An Islamic State car bomb seconds before exploding (Image from Islamic State video)

As Iraqi troops slowly push into Mosul, backed by heavy airstrikes, artillery and Western advisers, the Islamic State is fighting back not only conventionally but also with slick propaganda footage showing its prowess on the battlefield.

A 26-minute video, posted Monday, has all the hallmarks of Islamic State films of its summary executions: high-definition footage and solid production. The video also uses drone footage to show the charred wreckage of Iraqi military vehicles and the U.S.-supplied equipment that the group plucked from them.

Militants appear to drag a U.S. grenade launcher from the wreckage of a destroyed Iraqi Humvee. (Image from Islamic State video)

Although past Islamic State videos may have shown the group’s battlefield victories, this video — while playing up small tactical successes — seems to exist to show that it is fighting tenaciously to hold Mosul even in the face of overwhelming force on the other side, including U.S. air power.

What also sets the footage apart is the dozen or so segments that show how the Islamic State is using vehicle-borne improvised explosive devices, or car bombs. It is unclear how many of the explosive-packed suicide trucks the Islamic State really has, but as the battle for Mosul enters its second month, it appears the group is well stocked — and is using them almost daily.

The group uses car bombs to spearhead offensives, harass advancing troops and cover retreats, and it has become a key tactic to counter a well-supplied conventional military.
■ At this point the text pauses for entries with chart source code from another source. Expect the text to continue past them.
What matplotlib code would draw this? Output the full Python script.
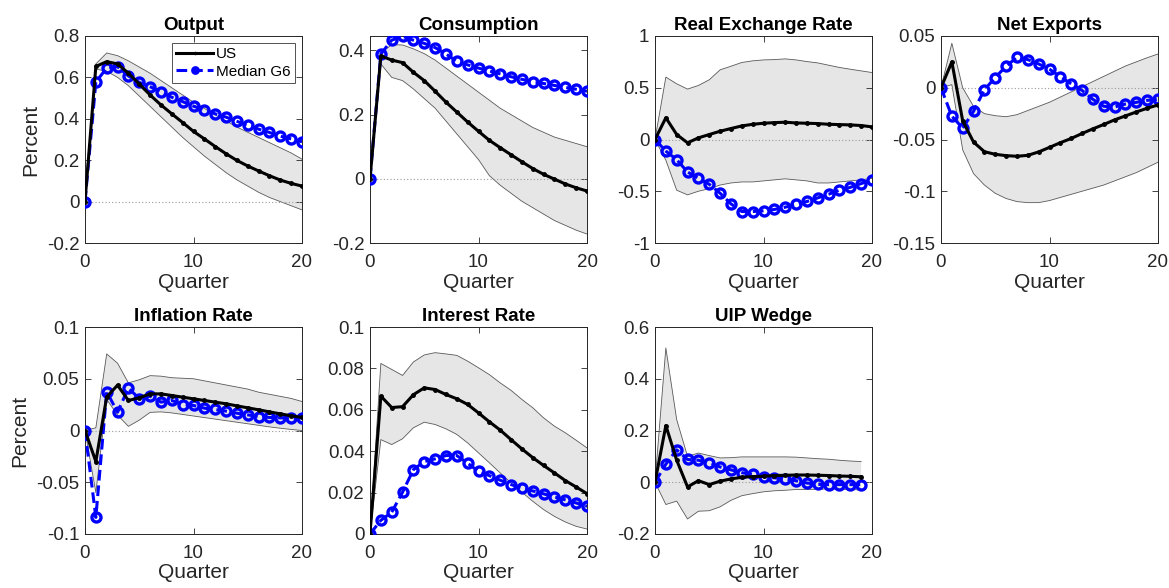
import numpy as np
import matplotlib
matplotlib.use("Agg")
import matplotlib.pyplot as plt

plt.rcParams['font.family'] = ['Liberation Sans', 'DejaVu Sans']

quarters = list(range(21))
quarters_uip = list(range(20))

titles = ["Output", "Consumption", "Real Exchange Rate", "Net Exports",
          "Inflation Rate", "Interest Rate", "UIP Wedge"]

# ---- Output
out_us = [0, 0.653, 0.676, 0.665, 0.620, 0.568, 0.515, 0.467, 0.424, 0.382, 0.339,
          0.303, 0.266, 0.231, 0.199, 0.172, 0.148, 0.125, 0.104, 0.088, 0.075]
out_g6 = [0, 0.578, 0.645, 0.652, 0.607, 0.576, 0.555, 0.530, 0.504, 0.483, 0.461,
          0.443, 0.424, 0.408, 0.388, 0.368, 0.350, 0.334, 0.316, 0.303, 0.289]
out_hi = [0, 0.665, 0.718, 0.705, 0.680, 0.650, 0.620, 0.585, 0.550, 0.515, 0.480,
          0.450, 0.420, 0.390, 0.360, 0.335, 0.310, 0.285, 0.260, 0.235, 0.205]
out_lo = [0, 0.640, 0.630, 0.600, 0.560, 0.510, 0.460, 0.410, 0.360, 0.310, 0.265,
          0.220, 0.180, 0.140, 0.105, 0.075, 0.045, 0.020, 0.000, -0.020, -0.040]

# ---- Consumption
con_us = [0, 0.383, 0.370, 0.362, 0.332, 0.306, 0.273, 0.239, 0.208, 0.177, 0.148,
          0.120, 0.097, 0.075, 0.053, 0.032, 0.014, -0.001, -0.016, -0.028, -0.038]
con_g6 = [0, 0.389, 0.432, 0.444, 0.432, 0.422, 0.409, 0.389, 0.366, 0.355, 0.345,
          0.336, 0.327, 0.318, 0.310, 0.303, 0.297, 0.291, 0.285, 0.279, 0.273]
con_hi = [0, 0.392, 0.418, 0.417, 0.405, 0.390, 0.370, 0.345, 0.320, 0.295, 0.270,
          0.245, 0.220, 0.200, 0.180, 0.160, 0.145, 0.130, 0.120, 0.110, 0.100]
con_lo = [0, 0.358, 0.316, 0.306, 0.280, 0.250, 0.220, 0.180, 0.140, 0.100, 0.060,
          0.010, -0.020, -0.045, -0.070, -0.090, -0.110, -0.130, -0.145, -0.160, -0.172]

# ---- Real exchange rate
rer_us = [0, 0.210, 0.048, -0.032, 0.016, 0.048, 0.080, 0.106, 0.131, 0.147, 0.157,
          0.163, 0.167, 0.160, 0.157, 0.154, 0.147, 0.144, 0.141, 0.135, 0.122]
rer_g6 = [0, -0.112, -0.195, -0.314, -0.375, -0.433, -0.519, -0.622, -0.696, -0.696, -0.689,
          -0.676, -0.654, -0.628, -0.599, -0.564, -0.529, -0.490, -0.462, -0.426, -0.391]
rer_hi = [0, 0.603, 0.538, 0.487, 0.522, 0.577, 0.673, 0.708, 0.744, 0.760, 0.769,
          0.772, 0.779, 0.769, 0.753, 0.740, 0.718, 0.696, 0.679, 0.663, 0.647]
rer_lo = [0, -0.200, -0.490, -0.535, -0.500, -0.475, -0.440, -0.420, -0.410, -0.410, -0.400,
          -0.390, -0.380, -0.390, -0.400, -0.420, -0.420, -0.410, -0.400, -0.390, -0.375]

# ---- Net exports
nx_us = [0, 0.025, -0.032, -0.0525, -0.0618, -0.0643, -0.0656, -0.0662, -0.0653, -0.062, -0.0576,
         -0.0531, -0.049, -0.0442, -0.0397, -0.0355, -0.031, -0.0272, -0.0234, -0.0198, -0.0166]
nx_g6 = [0, -0.0275, -0.039, -0.0227, -0.0019, 0.0099, 0.0208, 0.0294, 0.0272, 0.023, 0.0179,
         0.0106, 0.0038, -0.0026, -0.0112, -0.0179, -0.0186, -0.0157, -0.0141, -0.0122, -0.0112]
nx_hi = [0, 0.043, 0.000, -0.018, -0.025, -0.027, -0.028, -0.026, -0.022, -0.018, -0.014,
         -0.009, -0.004, 0.001, 0.006, 0.011, 0.016, 0.021, 0.025, 0.029, 0.0326]
nx_lo = [0, 0.003, -0.060, -0.083, -0.094, -0.102, -0.107, -0.110, -0.111, -0.111, -0.109,
         -0.106, -0.103, -0.100, -0.097, -0.094, -0.090, -0.086, -0.082, -0.077, -0.072]

# ---- Inflation
inf_us = [0, -0.030, 0.0325, 0.0438, 0.029, 0.0316, 0.0354, 0.0354, 0.0338, 0.0322, 0.0306,
          0.029, 0.0274, 0.0258, 0.0238, 0.0219, 0.020, 0.018, 0.0161, 0.0142, 0.0126]
inf_g6 = [0, -0.084, 0.0374, 0.0177, 0.0409, 0.0309, 0.0332, 0.0274, 0.029, 0.0251, 0.0242,
          0.0216, 0.0203, 0.0187, 0.0167, 0.0151, 0.0135, 0.0126, 0.0122, 0.0122, 0.0122]
inf_hi = [0, 0.0026, 0.074, 0.065, 0.046, 0.049, 0.053, 0.0525, 0.051, 0.0505, 0.050,
          0.048, 0.046, 0.044, 0.042, 0.040, 0.037, 0.035, 0.033, 0.031, 0.028]
inf_lo = [0, -0.060, 0.030, 0.015, 0.004, 0.010, 0.0175, 0.018, 0.017, 0.0155, 0.014,
          0.0125, 0.011, 0.0095, 0.008, 0.0065, 0.005, 0.0035, 0.0022, 0.001, 0.000]

# ---- Interest rate
ir_us = [0, 0.0666, 0.0611, 0.0615, 0.0673, 0.0706, 0.0698, 0.0674, 0.0653, 0.0626, 0.0585,
         0.0542, 0.0502, 0.0456, 0.0411, 0.0369, 0.0331, 0.0295, 0.0258, 0.0227, 0.0195]
ir_g6 = [0, 0.0066, 0.0105, 0.0202, 0.0311, 0.035, 0.0363, 0.0379, 0.0379, 0.0342, 0.0302,
         0.0282, 0.026, 0.0239, 0.0221, 0.0208, 0.0194, 0.0179, 0.0165, 0.015, 0.0134]
ir_hi = [0, 0.0824, 0.0795, 0.0766, 0.0831, 0.0865, 0.0876, 0.087, 0.0863, 0.0835, 0.0803,
         0.077, 0.073, 0.0694, 0.065, 0.061, 0.0561, 0.0521, 0.0489, 0.0453, 0.0416]
ir_lo = [0, 0.0456, 0.0432, 0.046, 0.0513, 0.054, 0.0529, 0.0508, 0.0481, 0.044, 0.0392,
         0.0344, 0.0295, 0.0247, 0.0202, 0.0158, 0.0118, 0.0085, 0.0058, 0.0037, 0.0024]

# ---- UIP wedge (quarters 0..19)
uip_us = [0, 0.219, 0.085, -0.018, 0.006, -0.009, 0.004, 0.013, 0.019, 0.022, 0.023,
          0.026, 0.027, 0.028, 0.028, 0.027, 0.026, 0.024, 0.023, 0.021]
uip_g6 = [0, 0.070, 0.125, 0.088, 0.085, 0.075, 0.059, 0.048, 0.037, 0.030, 0.022,
          0.017, 0.013, 0.006, -0.003, -0.008, -0.009, -0.009, -0.009, -0.009]
uip_hi = [0, 0.519, 0.242, 0.100, 0.113, 0.103, 0.094, 0.095, 0.098, 0.098, 0.098,
          0.098, 0.098, 0.097, 0.094, 0.091, 0.089, 0.085, 0.082, 0.080]
uip_lo = [0, -0.086, -0.073, -0.142, -0.112, -0.110, -0.095, -0.070, -0.052, -0.044, -0.037,
          -0.033, -0.031, -0.028, -0.028, -0.027, -0.026, -0.027, -0.028, -0.030]

panels = [
    (quarters, out_us, out_g6, out_hi, out_lo, (-0.2, 0.8), [-0.2, 0, 0.2, 0.4, 0.6, 0.8]),
    (quarters, con_us, con_g6, con_hi, con_lo, (-0.2, 0.445), [-0.2, 0, 0.2, 0.4]),
    (quarters, rer_us, rer_g6, rer_hi, rer_lo, (-1, 1), [-1, -0.5, 0, 0.5, 1]),
    (quarters, nx_us, nx_g6, nx_hi, nx_lo, (-0.15, 0.05), [-0.15, -0.1, -0.05, 0, 0.05]),
    (quarters, inf_us, inf_g6, inf_hi, inf_lo, (-0.1, 0.1), [-0.1, -0.05, 0, 0.05, 0.1]),
    (quarters, ir_us, ir_g6, ir_hi, ir_lo, (0, 0.1), [0, 0.02, 0.04, 0.06, 0.08, 0.1]),
    (quarters_uip, uip_us, uip_g6, uip_hi, uip_lo, (-0.2, 0.6), [-0.2, 0, 0.2, 0.4, 0.6]),
]

def fmt(v):
    return '%g' % v

fig = plt.figure(figsize=(11.69, 5.88), dpi=100)
W, H = 1169, 588
lefts = [85, 370, 655, 941]
axw = 217
tops = [36, 327]
axh = 207
axc = (0.15, 0.15, 0.15)

for i, (x, us, g6, hi, lo, yl, yt) in enumerate(panels):
    r, c = divmod(i, 4)
    ax = fig.add_axes([lefts[c] / W, 1 - (tops[r] + axh) / H, axw / W, axh / H])
    ax.fill_between(x, lo, hi, facecolor=(0.9, 0.9, 0.9), edgecolor='none', zorder=1)
    ax.plot(x, hi, color=(0.35, 0.35, 0.35), lw=0.6, zorder=2)
    ax.plot(x, lo, color=(0.35, 0.35, 0.35), lw=0.6, zorder=2)
    ax.axhline(0, color=(0.6, 0.6, 0.6), lw=0.8, ls=(0, (1, 2)), zorder=2)
    l2, = ax.plot(x, g6, color='blue', lw=2.2, ls=(0, (3.5, 1.6)), marker='o', ms=6.5,
                  mfc='none', mec='blue', mew=2.4, zorder=3, label='Median G6')
    l1, = ax.plot(x, us, color='black', lw=2.2, marker='.', ms=5, zorder=4, label='US')
    ax.set_xlim(0, 20)
    ax.set_ylim(*yl)
    ax.set_xticks([0, 10, 20])
    ax.set_yticks(yt)
    ax.set_yticklabels([fmt(v) for v in yt])
    ax.tick_params(direction='in', top=True, right=True, length=4, width=0.6,
                   labelsize=13.5, colors=axc)
    ax.tick_params(axis='x', pad=8)
    ax.tick_params(axis='y', pad=4)
    for sp in ax.spines.values():
        sp.set_color(axc)
        sp.set_linewidth(0.7)
    ax.set_title(titles[i], fontsize=13.5, fontweight='bold', pad=4)
    ax.set_xlabel('Quarter', fontsize=15, color=axc, labelpad=1)
    if c == 0:
        ax.set_ylabel('Percent', fontsize=15, color=axc, labelpad=5)
    if i == 0:
        leg = ax.legend(handles=[l1, l2], loc='upper right', fontsize=11,
                        frameon=True, fancybox=False, borderpad=0.3,
                        handlelength=2.4, handletextpad=0.2, labelspacing=0.2,
                        borderaxespad=0.45, markerscale=0.6)
        leg.get_frame().set_edgecolor(axc)
        leg.get_frame().set_linewidth(0.7)

fig.savefig('out.png', dpi=100)
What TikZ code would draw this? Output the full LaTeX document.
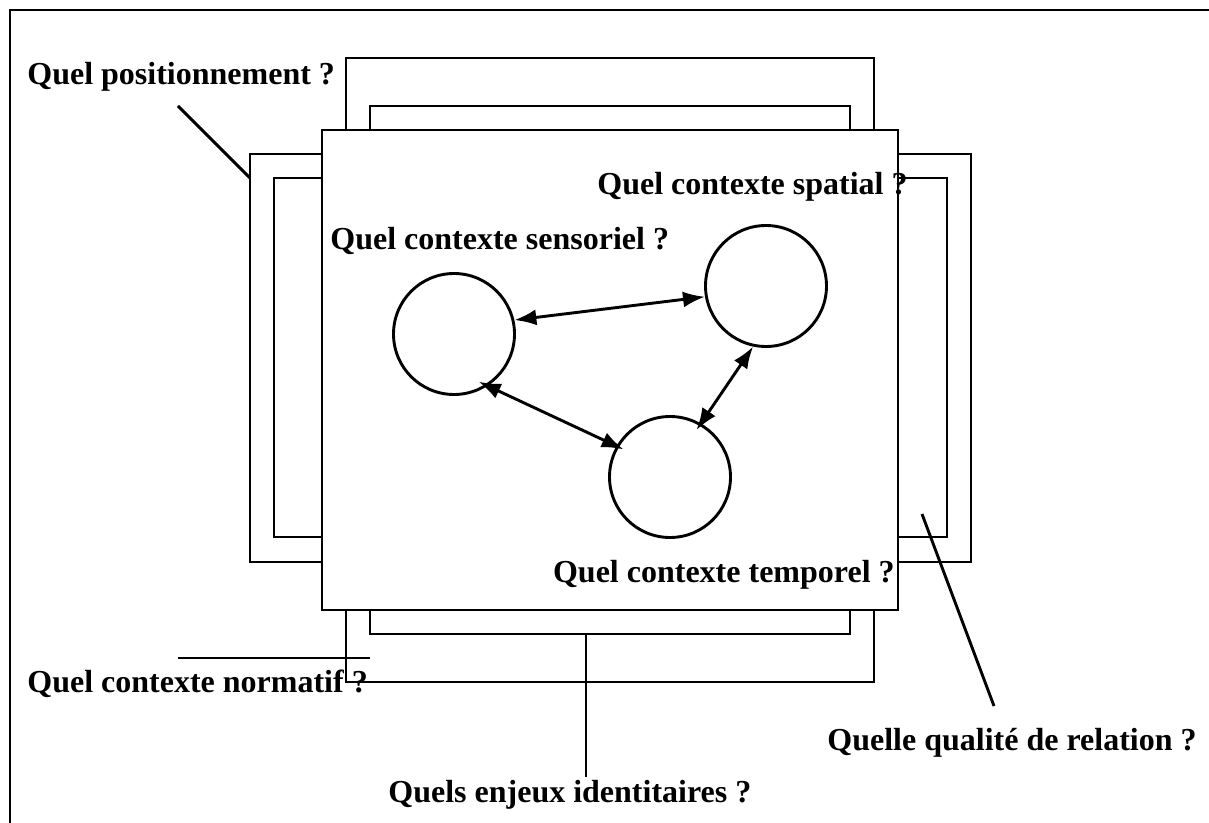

As Iraqi troops, including the Golden Division, an Iraqi special-forces unit, approached Mosul, they had the advantage of the open desert to detect and respond to incoming car bombers. Tanks and U.S. aircraft could easily target the vehicles.

During the Iraq War, suicide bombers could be stopped by shooting through the driver’s windshield or disabling the engine with machine gun fire, but — as seen in the video above — Islamic State machine shops have turned civilian vehicles into armored monstrosities. These hulks are capable of carrying large amounts of explosives while protecting the driver from an array of shoulder-fired threats, from small arms to rockets.

The threat of car bombs has been the driving force behind many of the weapons requests for U.S.-backed forces on the ground fighting the Islamic State. Peshmerga fighters have hailed the German-supplied MILAN antitank guided missile for its ability to stop the car bombs, and the United States has shipped thousands of U.S. AT-4 84mm shoulder-fired antitank missiles to the Iraqi military.

But these weapons, along with the large high-caliber guns mounted on armored vehicles, take time to aim and fire. Rockets need to be sighted in and, because of the shock wave created when they are fired, can’t be used just anywhere. These factors, compounded by the dense urban sprawl of Mosul, have created a nightmare scenario for Iraqi troops entering the city. Suicide vehicles spring from back alleys and cut in and out of side streets before striking Iraqi vehicles.

Iraqi forces say they have retaken a neighborhood in Mosul from Islamic State militants. (Reuters)

The speed of the car bombers and an urban environment packed with civilians have made airstrikes against them almost impossible. Col. John Dorrian, spokesman for the U.S.-led campaign against the Islamic State, confirmed the problem, saying that the deeper into the city the Iraqis get, the harder it is for U.S. air power to stop the suicide vehicles.

In the footage posted by the Islamic State, the car bombers appear to be surgical in their approach. In one instance, a bomb-laden truck drove past three Iraqi Humvees in favor of hitting a much more concentrated group a hundred yards up the road. In another, the suicide vehicle bypasses an armored Iraqi bulldozer trying to block the road by going up on the sidewalk, only to explode behind it.